Despite a miniaturized brain, insects are capable of sophisticated sensorimotor processing leading to aeronautical feats and extraordinary sensory capabilities. Insect flight remains mysterious on many points because current technology does not allow the study of insects in completely free flight. This platform aims to fill this gap by proposing the first suspended robot-laboratory operated by cables, capable of following and interacting with an insect free in its movements. The results obtained in 2020 on the tracking of an insect in free flight, published in a leading robotics journal [Acl.Ci.48], constitute a world first that has been widely covered in popular science publications and the general press (Le Monde, Les Échos, Le Point)

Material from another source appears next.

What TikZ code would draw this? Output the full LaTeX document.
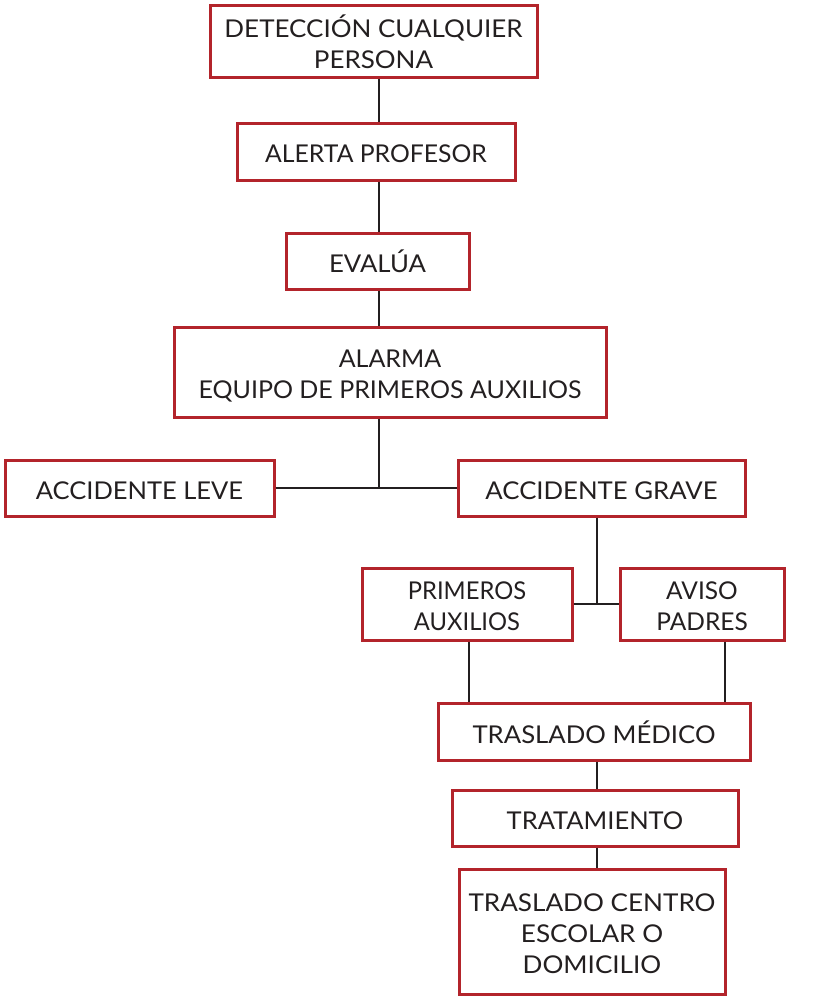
\documentclass[tikz,border=0pt]{standalone}
\usepackage{fontspec}
\setmainfont{Lato}
\definecolor{boxred}{HTML}{B3242B}
\definecolor{ink}{HTML}{231F20}
\begin{document}
\begin{tikzpicture}[x=1pt,y=-1pt,
  box/.style={draw=boxred,line width=3pt,fill=white,inner sep=0pt,align=center,
    text=ink,font=\fontsize{24.5}{31}\selectfont},
  link/.style={draw=ink,line width=2.8pt}]
\useasboundingbox (0,0) rectangle (814,999);
\newcommand{\bx}[7]{\node[box,minimum width={#4-#2},minimum height={#5-#3}] (#1) at ({(#2+#4)/2},{(#3+#5)/2}) {\raisebox{-5pt}[\height][\depth]{\scalebox{#7}[1]{\begin{tabular}{@{}c@{}}#6\end{tabular}}}};}
\bx{b1}{210}{5}{537}{77}{DETECCIÓN CUALQUIER\\PERSONA}{1.06}
\bx{b2}{237}{123}{515}{180}{ALERTA PROFESOR}{1.01}
\bx{b3}{286}{233}{469}{289}{EVALÚA}{1.05}
\bx{b4}{174}{327}{606}{417}{ALARMA\\EQUIPO DE PRIMEROS AUXILIOS}{1.02}
\bx{b5}{5}{460}{274}{516}{ACCIDENTE LEVE}{1.04}
\bx{b6}{458}{460}{745}{516}{ACCIDENTE GRAVE}{1.05}
\bx{b7}{362}{568}{572}{640}{PRIMEROS\\AUXILIOS}{0.97}
\bx{b8}{620}{568}{784}{640}{AVISO\\PADRES}{1.0}
\bx{b9}{438}{703}{750}{760}{TRASLADO MÉDICO}{1.05}
\bx{b10}{452}{790}{738}{846}{TRATAMIENTO}{1.04}
\bx{b11}{459}{869}{725}{994}{TRASLADO CENTRO\\ESCOLAR O\\DOMICILIO}{1.065}
\coordinate (j1) at (379,488);
\coordinate (j2) at (597,604);
\coordinate (xl) at (469,0);
\coordinate (xr) at (725,0);
\draw[link] (b1.south -| j1) -- (b2.north -| j1);
\draw[link] (b2.south -| j1) -- (b3.north -| j1);
\draw[link] (b3.south -| j1) -- (b4.north -| j1);
\draw[link] (b4.south -| j1) -- (j1);
\draw[link] (b5.east |- j1) -- (b6.west |- j1);
\draw[link] (b6.south -| j2) -- (j2);
\draw[link] (b7.east |- j2) -- (b8.west |- j2);
\draw[link] (b7.south -| xl) -- (b9.north -| xl);
\draw[link] (b8.south -| xr) -- (b9.north -| xr);
\draw[link] (b9.south -| j2) -- (b10.north -| j2);
\draw[link] (b10.south -| j2) -- (b11.north -| j2);
\end{tikzpicture}
\end{document}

The platform, figure 31 and 32, consists of a small nacelle moving in a space of 6m x 4m x 3m. The nacelle is an open cube attached to cables taken from reels. Cameras for locating the insect and measuring flight characteristics are placed there, as well as an infrared illumination system, power supply, and teletransmission. The control law consists of actuating the reels, moving the nacelle, to ensure trajectory tracking. This cable laboratory poses multiple scientific and technological challenges.
Indeed, the dynamic behavior of the cage is described by complex and high-dimensional nonlinear differential equations with six degrees of freedom with very strong constraints on the cable tensions. The control law takes into account the constraints on the cable tension continuously over time, to both keep them taut and avoid their breakage, while ensuring trajectory tracking: that of the insect, unknown in advance. Given the complexity of the system and the limited number of sensors used, the control law must guarantee robustness with respect to uncertainties, transmission delays, and computation times.
The cable laboratory has aroused the interest of several research teams, in particular the Waves Flows Fluctuations team of the Physics Lab at ENS de Lyon. A collaboration has been initiated to study the flight of diurnal butterflies, with a view to a physical modeling of flows and turbulence. On the other hand, a thesis is in progress to apply Artificial Intelligence (AI) techniques to the control and modeling of the cable robot.